Billy James Hargis’ Christian Crusade ministry is long gone. His American Christian College closed its doors in 1977. I can’t find any trace of his former charity, the David Livingstone Missionary Foundation, although it may still be limping along in some form. The dozens of books Hargis wrote are all out of print. So are the dozen or so albums of Southern Gospel he recorded. It seems like every trace of the man and his ministry has just about vanished completely.

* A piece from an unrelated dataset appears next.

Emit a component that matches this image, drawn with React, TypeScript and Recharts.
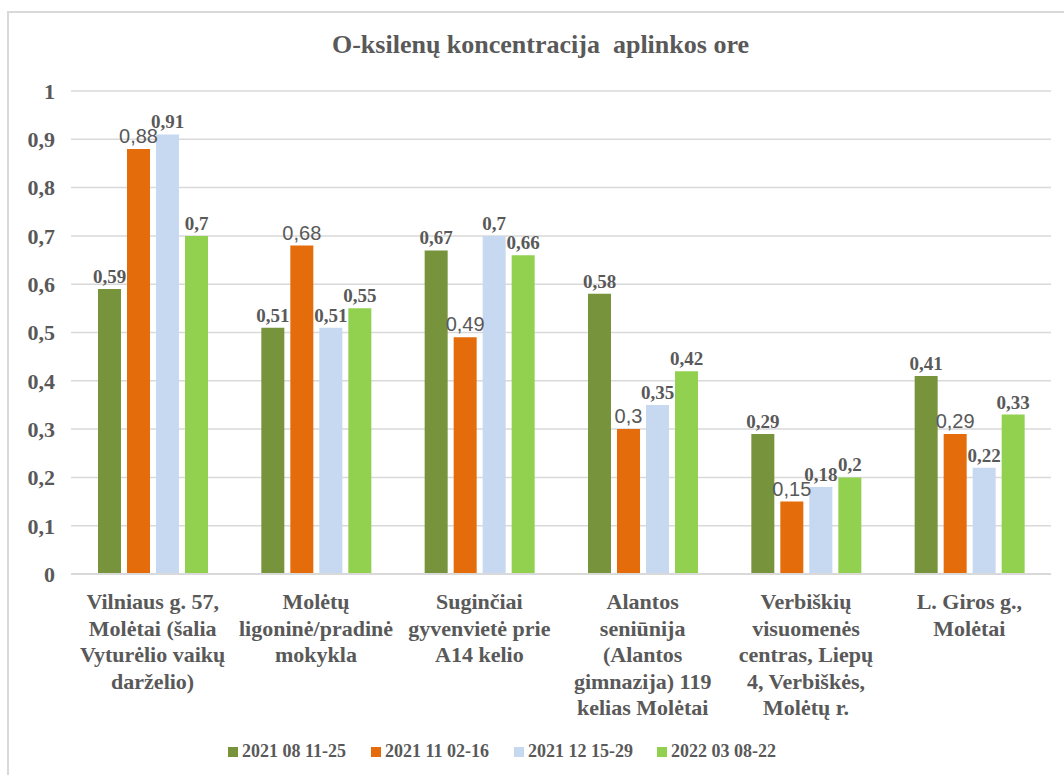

Given all of that, what I’m about to suggest might seem impossible. But I increasingly suspect it may be true. I think Billy James Hargis may be more influential — more historically and theologically significant — than Billy Graham.*

It doesn’t much matter that books are still being written and read about the monumental impact and legacy of Billy Graham, while Billy James is almost wholly forgotten. What matters more, I think, is that white Christianity in America in 2022 looks a whole lot more like the religion of Billy James Hargis than it does like the religion of Billy Graham.

In the 1950s and 1960s, as The New York Times obituary said, “Mr. Hargis appeared to be on his way to rivaling the Rev. Billy Graham and other major evangelists of his time.” But his legal woes and later scandals turned his fame into infamy and, by the 1970s, Graham’s victory over his far-right rival seemed firmly established.

But again, look around. Billy James won. In the end, he even won over Billy Graham himself, who lived long enough to join the 81%. Franklin Graham has his daddy’s eyes and jawline, but every word out of his mouth is pure Billy James.

That’s the bad news. When it comes to white theology and to white politics, Billy James won.

But that’s not the only news or the whole story. Because that’s not the only thing that has changed in the decades since Billy James Hargis disappeared or the years since he died. And some of what has changed — some of what is new — is good news. We’ll come back to that in a bit.


* The problem with this comparison is that it risks exaggerating the contrast between the two men. That contrast is real. Hargis was a white fundamentalist while Graham was a white “Neo-evangelical” — someone who spent years intentionally creating and defining that distinction. In other words, the theological difference between the two was this: Hargis was a Goldwater Christian whereas Graham was a Nixon Christian. That’s a real and meaningful distinction and the source of a fierce disagreement between them. But that disagreement is also, ultimately, a classic example of what Freud called “the narcissism of small differences.” What the two men had in common may well have outweighed their differences in tone and tactics.